Pakistan cautions Kabul on Taliban peace hopes

Pakistan cautions Kabul on Taliban peace hopes

Pakistan cautions Kabul on Taliban peace hopes

Presidents from Afghanistan, Karzai (L), Pakistan’s Zardari (C) and Iran’s Ahmadinejad join hands as they pose for pictures in Islamabad

Pakistan’s foreign minister said Feb. 17 it would be “preposterous” for Afghanistan to expect Islamabad to deliver the Taliban’s leader to the negotiating table, as talks between the two countries on the peace process ended with little sign of progress.

Pakistan is seen as key to the process because Taliban chief Mullah Omar and other senior commanders are believed to be based in the country. Islamabad has close historical ties to the group but has always denied that the Taliban leadership is based within its borders.

Afghan President Hamid Karzai has called on Pakistan in the past to facilitate contact with the insurgent group’s leaders during his current visit.

Leaders from Afghanistan, Pakistan and Iran held a three-way summit in Islamabad over the past two days that focused on Taliban peace talks, including steps Pakistan could take to help the process, and other regional issues. The summit ended Feb. 17. However, Pakistani Foreign Minister Hina Rabbani Khar indicated her government was still uncertain on exactly what Afghanistan wanted, saying “they have not conveyed that clarity to us.” Karzai also seemed to indicate the process going forward was uncertain. “What we need now is to formulate a policy that is actionable and implementable, and actually act upon it,” Karzai said at a press conference featuring Pakistani President Asif Ali Zardari and Iranian President Mahmoud Ahmadinejad. Khar’s comments came as she spoke to reporters after the press conference. The foreign minister cautioned against Kabul expecting too much in terms of Pakistan providing access to the Taliban’s leaders. “If you have unrealistic, almost ridiculous expectations, then you don’t have common ground to begin with,” said Khar.
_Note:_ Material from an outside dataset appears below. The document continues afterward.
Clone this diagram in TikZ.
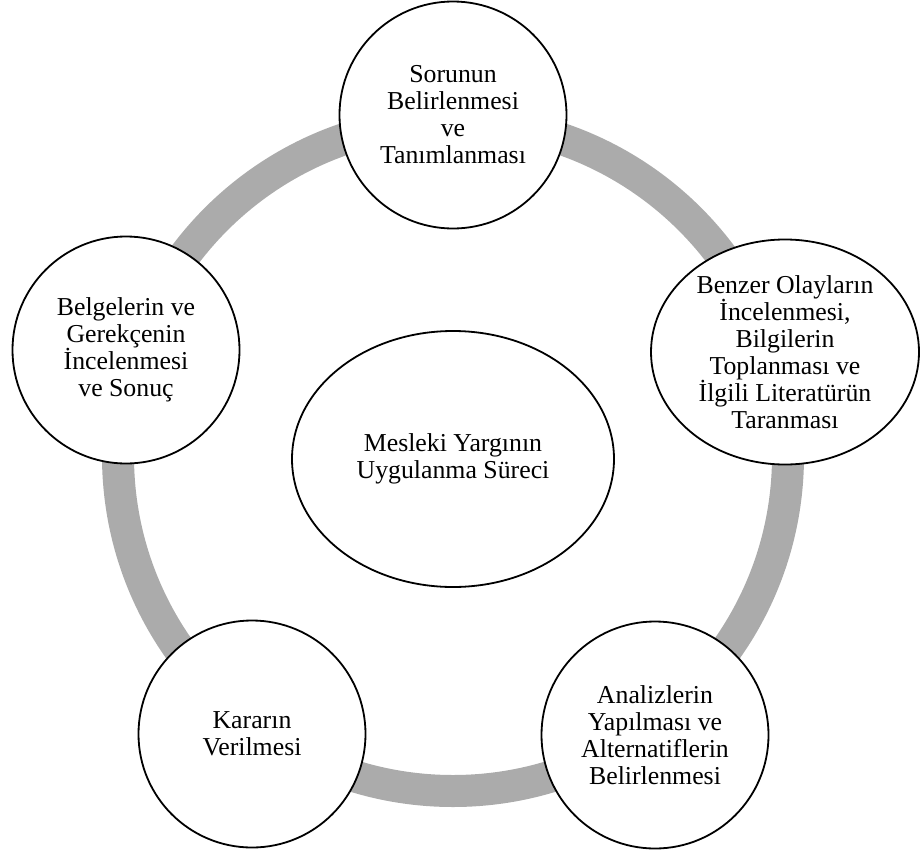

Khar said that any expectation that Pakistan can deliver the Taliban’s chief for talks is “not only unrealistic, but preposterous.” Pakistan and Afghanistan have long had a troubled relationship, one that grew more difficult last year when a suicide bomber assassinated former Afghan President Burhanuddin Rabbani in Kabul. He had been serving as Afghanistan’s envoy to Taliban peace talks, and Afghan officials accused Pakistan of playing a role in the killing allegations it denied.

Meanwhile, Taliban insurgents on Feb. 26 denied that they had begun talks with the Afghan government alongside early contacts over negotiations with the U.S. The Taliban “strongly dismiss this statement by (Afghan President Hamid) Karzai,” spokesman Zabiullah Mujahid said in a statement on the militants’ website.